The water scarecrows appear to be succeeding in their mission assignment, to keep the deer away from the tomato plants they did not destroy earlier, so they have a chance to recover and produce some tomatoes.
A variety of tomatoes, including a dark purple heirloom grape and a large Amish Paste Roma variety. Although we appear to be keeping the deer at bay for the moment, the birds apparently have discovered they can light on a tomato as it is ripening, and peck the heck out of the top and upper side, thus ruining it for us. I toss them on the ground for the turtle, and try not to begrudge the birds their discovery.

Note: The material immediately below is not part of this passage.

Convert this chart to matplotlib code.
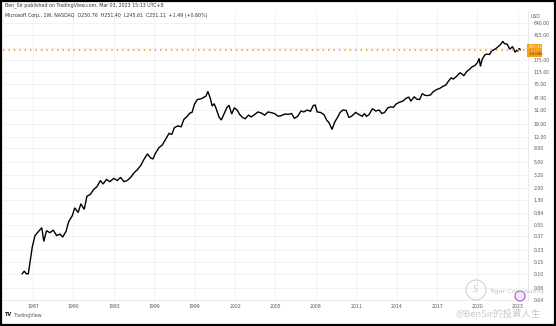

We managed to keep the squash borers at bay a little longer than last year, and actually got a small crop of viable sugar pumpkins. As many had to be thrown away because the insects and various blister beetles that love to live on the moist underside of the pumpkin where it lies on the ground, or around the top stem area, had managed to bore into the skin so badly the pumpkins were ruined and could not be used or kept. We got a handful of nice butternut squash, too, including one huge one seen in the photo.

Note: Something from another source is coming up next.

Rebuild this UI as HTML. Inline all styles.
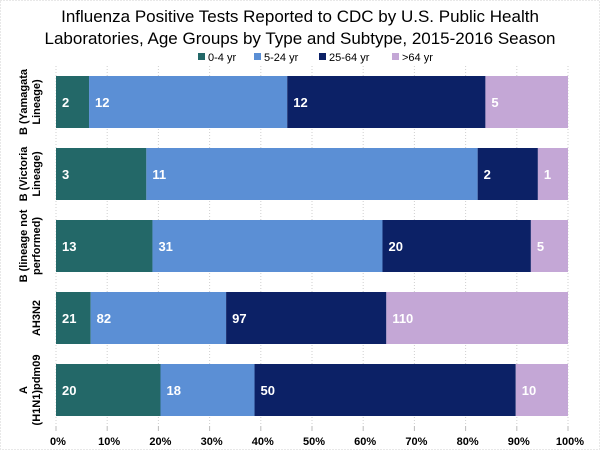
<!DOCTYPE html>
<html><head><meta charset="utf-8"><style>
html,body{margin:0;padding:0;background:#fff;}
svg{display:block;font-family:"Liberation Sans",Arial,sans-serif;}
</style></head><body>
<svg id="chart" width="600" height="450" viewBox="0 0 600 450">
<rect x="0.5" y="0.5" width="599" height="449" fill="#fff" stroke="#d0d0d0" stroke-dasharray="1,2"/>
<text x="300" y="22" text-anchor="middle" font-size="17" fill="#000">Influenza Positive Tests Reported to CDC by U.S. Public Health</text>
<text x="300" y="44" text-anchor="middle" font-size="17" fill="#000">Laboratories, Age Groups by Type and Subtype, 2015-2016 Season</text>
<g id="legend"></g>
<g id="grid"></g>
<g id="bars"></g>
<g id="xaxis"></g>
<g id="yaxis"></g>
</svg>
<script>
const categories=[["B (Yamagata","Lineage)"],["B (Victoria","Lineage)"],["B (lineage not","performed)"],["AH3N2"],["A","(H1N1)pdm09"]];
const series=["0-4 yr","5-24 yr","25-64 yr",">64 yr"];
const s0=[2,3,13,21,20];
const s1=[12,11,31,82,18];
const s2=[12,2,20,97,50];
const s3=[5,1,5,110,10];
const tickLabels=["0%","10%","20%","30%","40%","50%","60%","70%","80%","90%","100%"];
const colors=["#236868","#5b8fd5","#0c2166","#c4a7d6"];
const NS="http://www.w3.org/2000/svg";
const X0=56,X1=568,Y0=66,Y1=426;
const x=p=>X0+(X1-X0)*p;
const bandH=(Y1-Y0)/categories.length;
const yc=i=>Y0+bandH*(i+0.5);
function mk(t,a,parent){const e=document.createElementNS(NS,t);for(const k in a)e.setAttribute(k,a[k]);document.getElementById(parent).appendChild(e);return e;}
// grid
tickLabels.forEach((l,i)=>{
const g=mk("line",{x1:x(i/10),x2:x(i/10),y1:Y0,y2:Y1,stroke:"#cfcfcf","stroke-dasharray":"1,2"},"grid");


const tk=mk("line",{x1:x(i/10),x2:x(i/10),y1:Y1,y2:Y1+5,stroke:"#bbb"},"xaxis");


const t=mk("text",{x:x(i/10)+2,y:Y1+19,"text-anchor":"middle","font-size":"11","font-weight":"bold",fill:"#000"},"xaxis");
t.textContent=l;


});
const all=[s0,s1,s2,s3];
categories.forEach((c,i)=>{
const tot=all.reduce((s,a)=>s+a[i],0);
let cum=0;
all.forEach((a,j)=>{
const v=a[i];const xa=x(cum/tot),xb=x((cum+v)/tot);cum+=v;
const r=mk("rect",{x:xa,y:yc(i)-26,width:xb-xa,height:52,fill:colors[j]},"bars");


const t=mk("text",{x:xa+6,y:yc(i)+5,"font-size":"13","font-weight":"bold",fill:"#fff"},"bars");
t.textContent=v;


});
const g=mk("text",{transform:`translate(${c.length>1?27:40},${yc(i)}) rotate(-90)`,"text-anchor":"middle","font-size":"11","font-weight":"bold",fill:"#000"},"yaxis");


c.forEach((ln,k)=>{const ts=document.createElementNS(NS,"tspan");ts.setAttribute("x",0);ts.setAttribute("dy",k?"13":"0");ts.textContent=ln;g.appendChild(ts);});
});
// legend
const lx=[198,254,319,392];
series.forEach((s,j)=>{
const r=mk("rect",{x:lx[j],y:53,width:7,height:7,fill:colors[j]},"legend");


const t=mk("text",{x:lx[j]+10,y:61,"font-size":"11",fill:"#000"},"legend");
t.textContent=s;


});
</script>
</body></html>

The volunteer sunflowers that popped up in four different spots were a constant source of beauty and photo opportunities for weeks as they matured and blossomed. They are fading now, their huge heads dropping, while the goldfinches come back again and again to rip the mature seeds out of the heads.
Aside from the stunning color images, it was interesting to play around with Photoshop and come up with some really nice black and white images, like this one.